Dr. Martin Murenbeeld, chief economist for Dundee Wealth Economics and one of the smartest gold minds around, recently released his latest chart book – hundreds of useful visuals to help him tell the gold and commodity stories.

Dr. Murenbeeld also outlines his nine bullish arguments for gold.

  1. Global fiscal and monetary reflation – The world’s major economies have taken on extensive amounts of debt to keep their economies afloat. The struggles of Greece and other nations in Western Europe haven’t gone away. The U.S. has spent hundreds of billions of dollars in stimulus money and is still losing jobs.
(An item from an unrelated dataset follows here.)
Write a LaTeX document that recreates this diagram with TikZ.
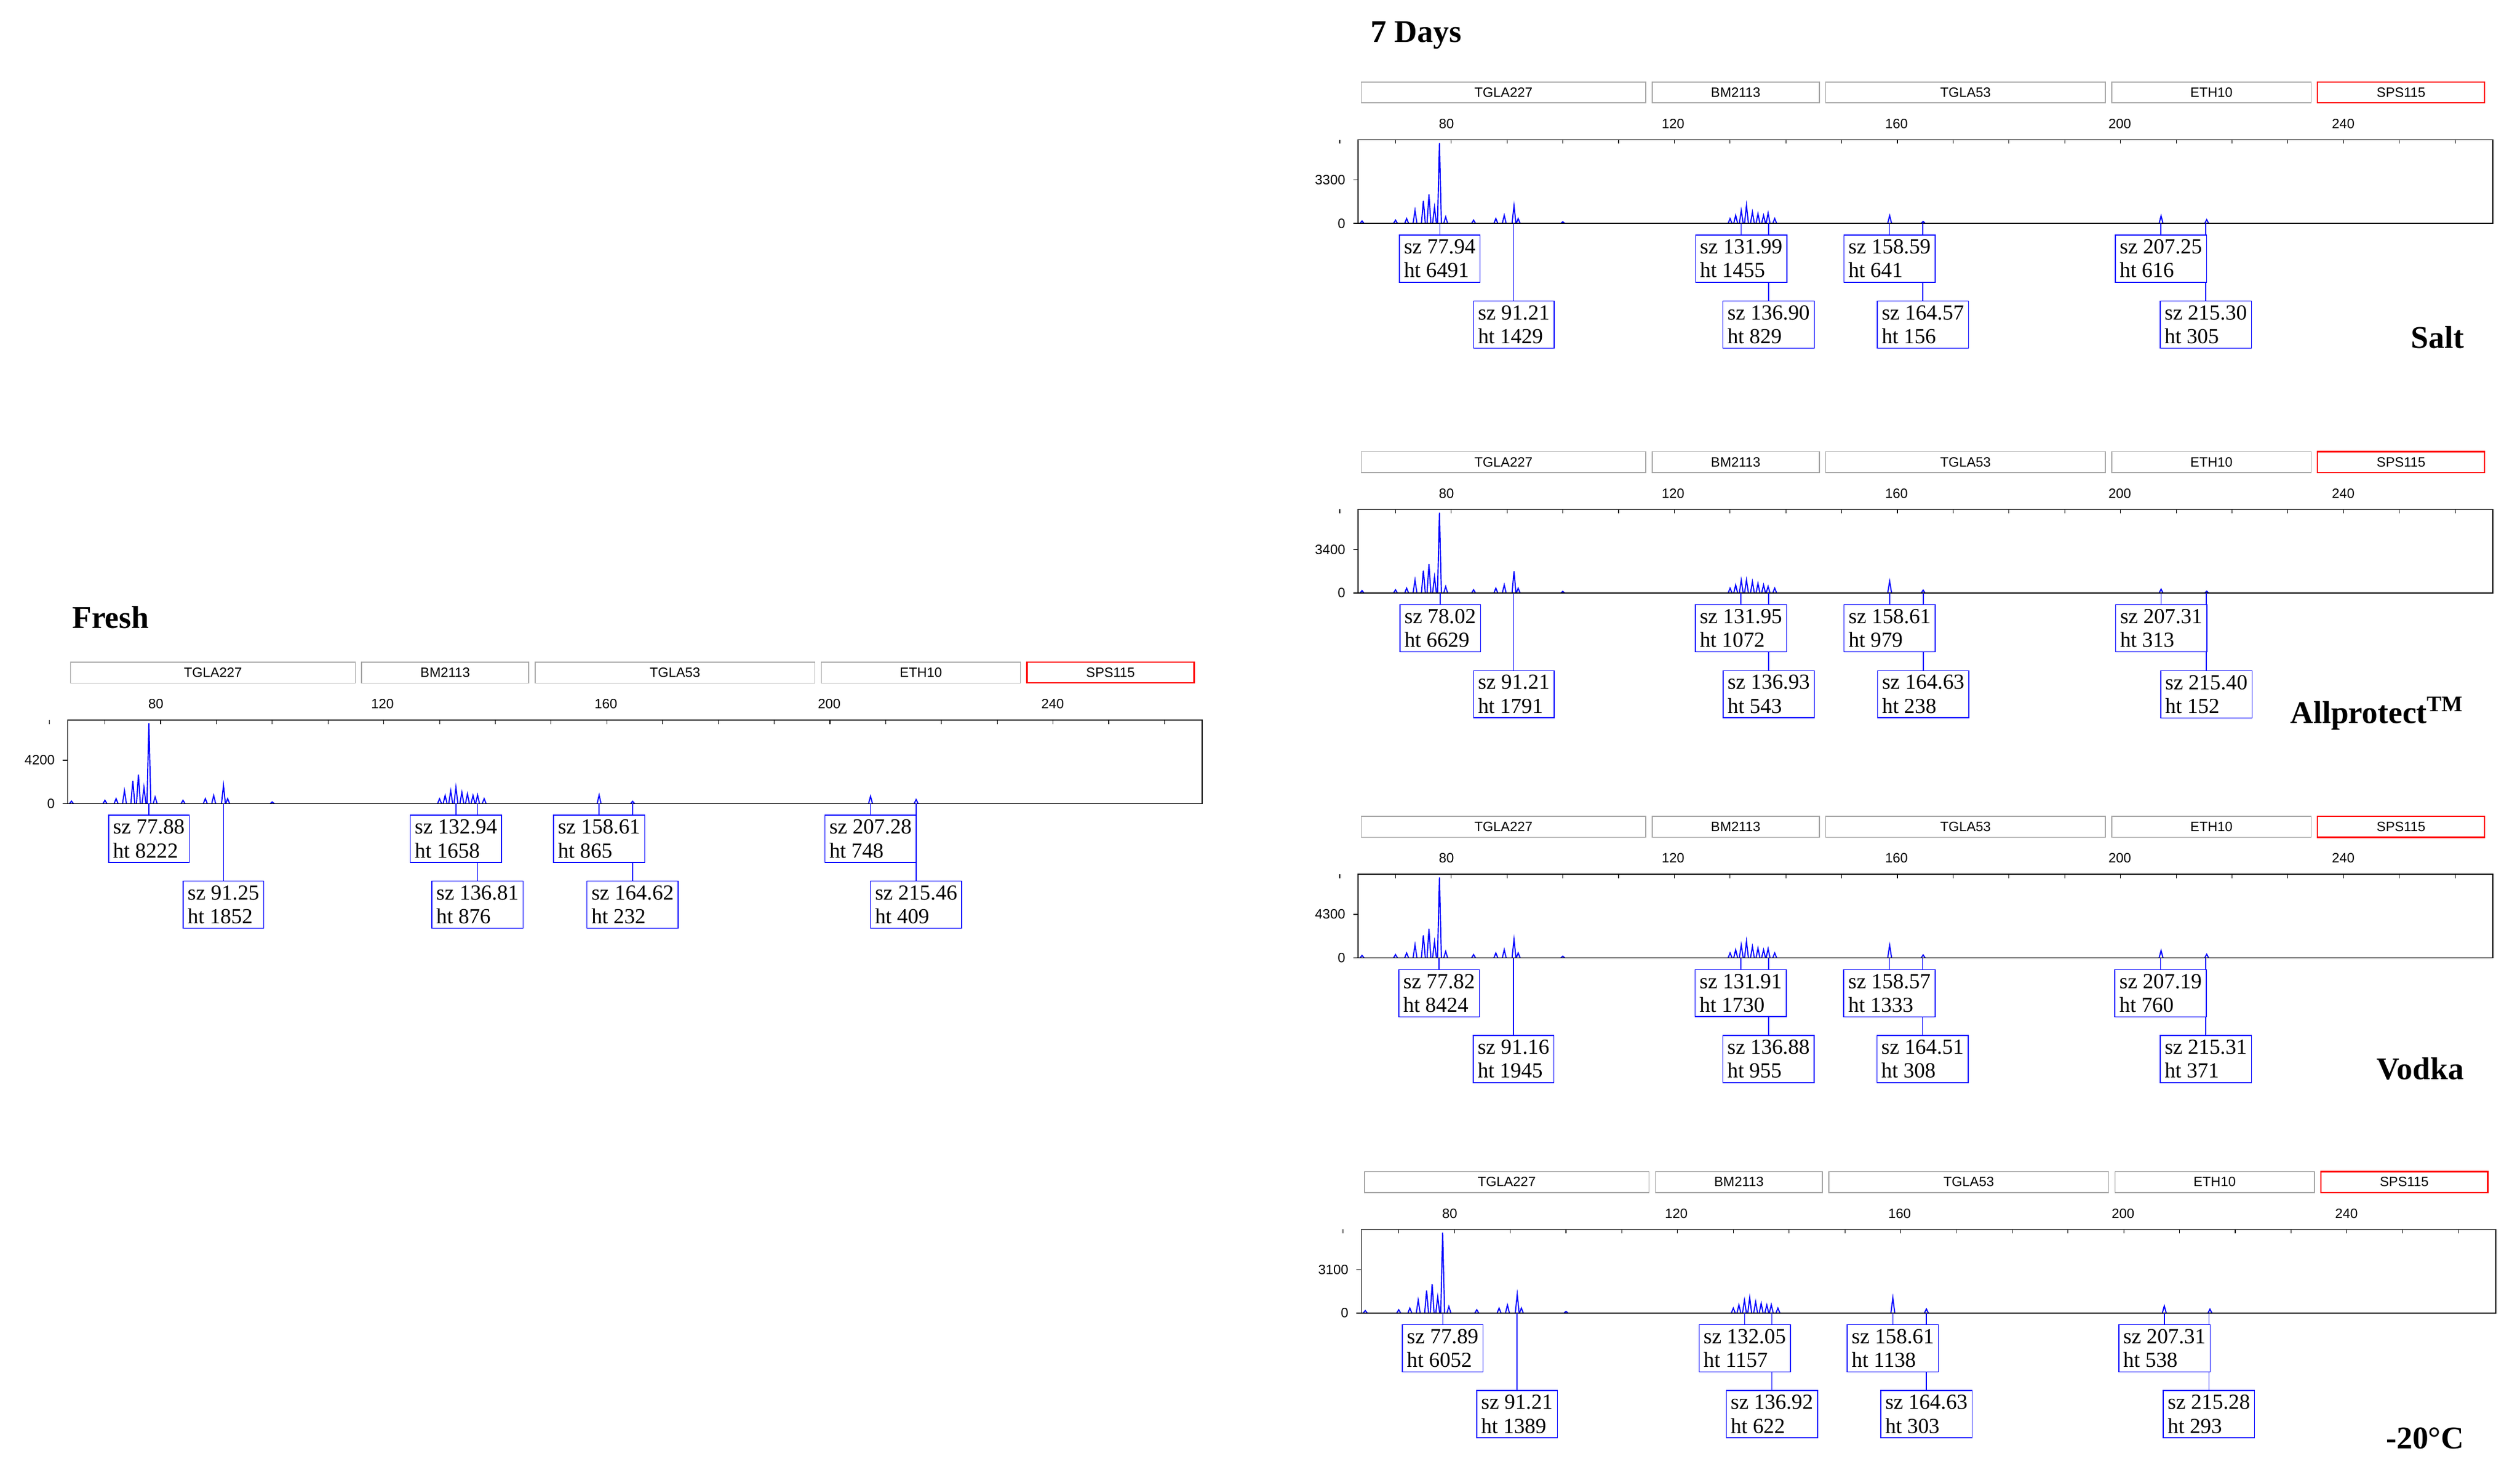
\documentclass[tikz,border=0pt]{standalone}
\usepackage{fontspec}
\setmainfont{Liberation Serif}
\newfontfamily\hdr{Liberation Sans}
\begin{document}
\def\X#1{\fpeval{58+(#1-80)*3.47}}
\tikzset{
 hbox/.style={draw=gray!70,line width=0.4pt},
 htxt/.style={font=\hdr\fontsize{6}{7}\selectfont},
 lbox/.style={draw=blue,fill=white,align=left,inner sep=2pt,font=\fontsize{9.5}{10.5}\selectfont,anchor=north},
 trace/.style={blue,line width=0.5pt},
 conn/.style={blue,line width=0.4pt},
 title/.style={font=\bfseries\fontsize{14}{16}\selectfont}
}
\newcommand\panelbase[1]{%
 \foreach \a/\b/\t in {2/179/TGLA227,183/287/BM2113,291/465/TGLA53,469/593/ETH10}{
   \draw[hbox] (\a,0) rectangle (\b,13);
   \node[htxt] at ({(\a+\b)/2},6.5) {\t};}
 \draw[red,line width=0.6pt] (597,0) rectangle (701,13);
 \node[htxt] at (649,6.5) {SPS115};
 \foreach \x/\t in {55/80,196/120,335/160,474/200,613/240}\node[htxt] at (\x,26) {\t};
 \foreach \i in {0,...,20}\draw[line width=0.3pt] ({\X{60+\i*10}},36) -- ++(0,2.5);
 \draw (0,61) -- (-3,61) (0,88) -- (-3,88);
 \node[htxt,anchor=east] at (-3,61) {#1};
 \node[htxt,anchor=east] at (-3,88) {0};
}
\newcommand\trace[7]{%
 \foreach \b/\h in {64/1.5,70/2,72/3,73.5/8,75/14,76/18,77/10,77.88/50,79/4,84/2,88/3,89.5/5,91.25/#1,92/3,100/1,
   130/3,131/5,132/8,132.94/#2,134/7,135/6,136/5,136.81/#3,138/3,158.61/#4,164.62/#5,207.28/#6,215.46/#7}
   \draw[trace] ({\X{\b}-1.2},88) -- ({\X{\b}},{88-\h}) -- ({\X{\b}+1.2},88);
 \draw[line width=0.4pt] (0,36) rectangle (706,88);
}
\newcommand\lbl[3]{%
 \node[lbox] (lb) at ({\X{#1}},#3) {sz #1\\ht #2};
 \draw[conn] (lb.north) -- ({\X{#1}},88);
}
\newcommand\labels[8]{%
 \lbl{#3}{#4}{136}\lbl{#1}{#2}{95}\lbl{#7}{#8}{136}\lbl{#5}{#6}{95}}
\begin{tikzpicture}[x=0.025cm,y=-0.025cm]
\useasboundingbox (0,0) rectangle (1568,915.6);
\node[title,anchor=west] (fresh) at (40,384) {Fresh};
\node[title,anchor=west] (days) at (848,22) {7 Days};
\node[title,anchor=east] (salt) at (1538,210) {Salt};
\node[title,anchor=east] (allp) at (1538,444) {Allprotect\textsuperscript{TM}};
\node[title,anchor=east] (vod) at (1538,665) {Vodka};
\node[title,anchor=east] (cold) at (1538,895) {-20°C};
% Fresh
\begin{scope}[shift={(42,412)}]
 \panelbase{4200}\trace{11.3}{10.1}{5.3}{5.3}{1.4}{4.5}{2.5}
 \labels{77.88}{8222}{91.25}{1852}{132.94}{1658}{136.81}{876}
 \labels{158.61}{865}{164.62}{232}{207.28}{748}{215.46}{409}
\end{scope}
% Salt
\begin{scope}[shift={(845,51)}]
 \panelbase{3300}\trace{11.0}{11.2}{6.4}{4.9}{1.2}{4.7}{2.3}
 \labels{77.94}{6491}{91.21}{1429}{131.99}{1455}{136.90}{829}
 \labels{158.59}{641}{164.57}{156}{207.25}{616}{215.30}{305}
\end{scope}
% Allprotect
\begin{scope}[shift={(845,281)}]
 \panelbase{3400}\trace{13.5}{8.1}{4.1}{7.4}{1.8}{2.4}{1.1}
 \labels{78.02}{6629}{91.21}{1791}{131.95}{1072}{136.93}{543}
 \labels{158.61}{979}{164.63}{238}{207.31}{313}{215.40}{152}
\end{scope}
% Vodka
\begin{scope}[shift={(845,508)}]
 \panelbase{4300}\trace{11.5}{10.3}{5.7}{7.9}{1.8}{4.5}{2.2}
 \labels{77.82}{8424}{91.16}{1945}{131.91}{1730}{136.88}{955}
 \labels{158.57}{1333}{164.51}{308}{207.19}{760}{215.31}{371}
\end{scope}
% -20C
\begin{scope}[shift={(847,729)}]
 \panelbase{3100}\trace{11.5}{9.6}{5.1}{9.4}{2.5}{4.4}{2.4}
 \labels{77.89}{6052}{91.21}{1389}{132.05}{1157}{136.92}{622}
 \labels{158.61}{1138}{164.63}{303}{207.31}{538}{215.28}{293}
\end{scope}
\end{tikzpicture}
\end{document}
  2. Global imbalances – The dollar has benefited from the troubles in other countries in its role as a relative safe haven. “Relative” is the key word – roughly $10 trillion is expected to be added to the U.S. federal debt burden through 2019 and the U.S. trade imbalances are huge. These trends stand to weigh on the dollar and support gold’s safe haven status over the longer term.

  3. Global foreign exchange reserves are “excessive” – Global foreign exchange reserves have expanded exponentially in just the past few years, reaching $8.17 trillion in April 2010. Meanwhile, the gold reserve ratio has dropped significantly since 1980.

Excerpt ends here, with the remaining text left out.